Vincent Van Gogh, contemporarily a well-known and respected artist, was a victim to depression and suicide due to the shortcomings of his artistic career. Van Gogh presented the side of insanity that most overlook, especially when it comes to artists and creators, or anyone. To call what he experienced complete lunacy would be of great disrespect to him and anyone who suffers from depression, but to say he was stable would be no truth either. What gives Van Gogh’s work such sentiment is what he depicted throughout his lifetime: scenarios of hope such as “The Potato Eaters” and post-impressionist still-lives, like “Vase with Fifteen Sunflowers.” The lunacy doesn’t come from what he had or what he felt, but how he managed to keep it all inside. 

Whether to sympathize or give the artists’ work the benefit of the doubt is ultimately up to the beholder. What we should be thankful for is the relationship between their madness and the status quo. Those who find a hidden comfort and shared connection with the hysteric, it solidifies the human connection and gives hope for those who feel they are alone with their thoughts. For those who disdain these works of art, the madness elevates other more “refined” pieces of work, making the classics the “cream of the crop” rather than just another painting that managed to set the standard. 

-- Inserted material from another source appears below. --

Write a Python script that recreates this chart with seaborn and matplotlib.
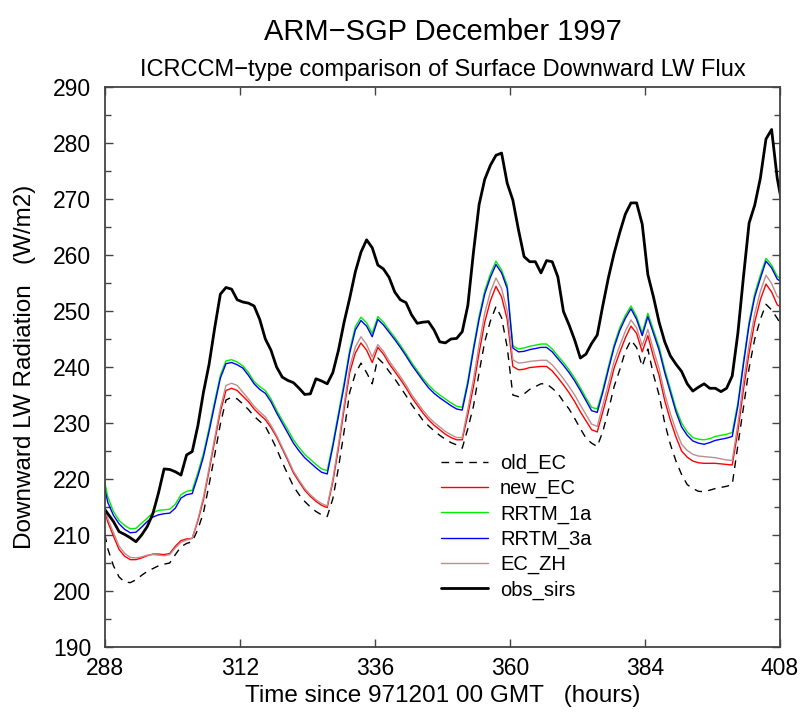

It’s these pieces of lunacy that make us see that our world isn’t just limited to our own senses, that others will have different expressions that confuse or scare us. Those who turn a blind eye on such pieces and find comfort within the boundaries of their well-adjusted comfort are those who squirm in the face of challenge, difference and ultimately truth. While those who at least find the means to acknowledge such discomfort may find they are no better than the estranged artist, or rather, no different.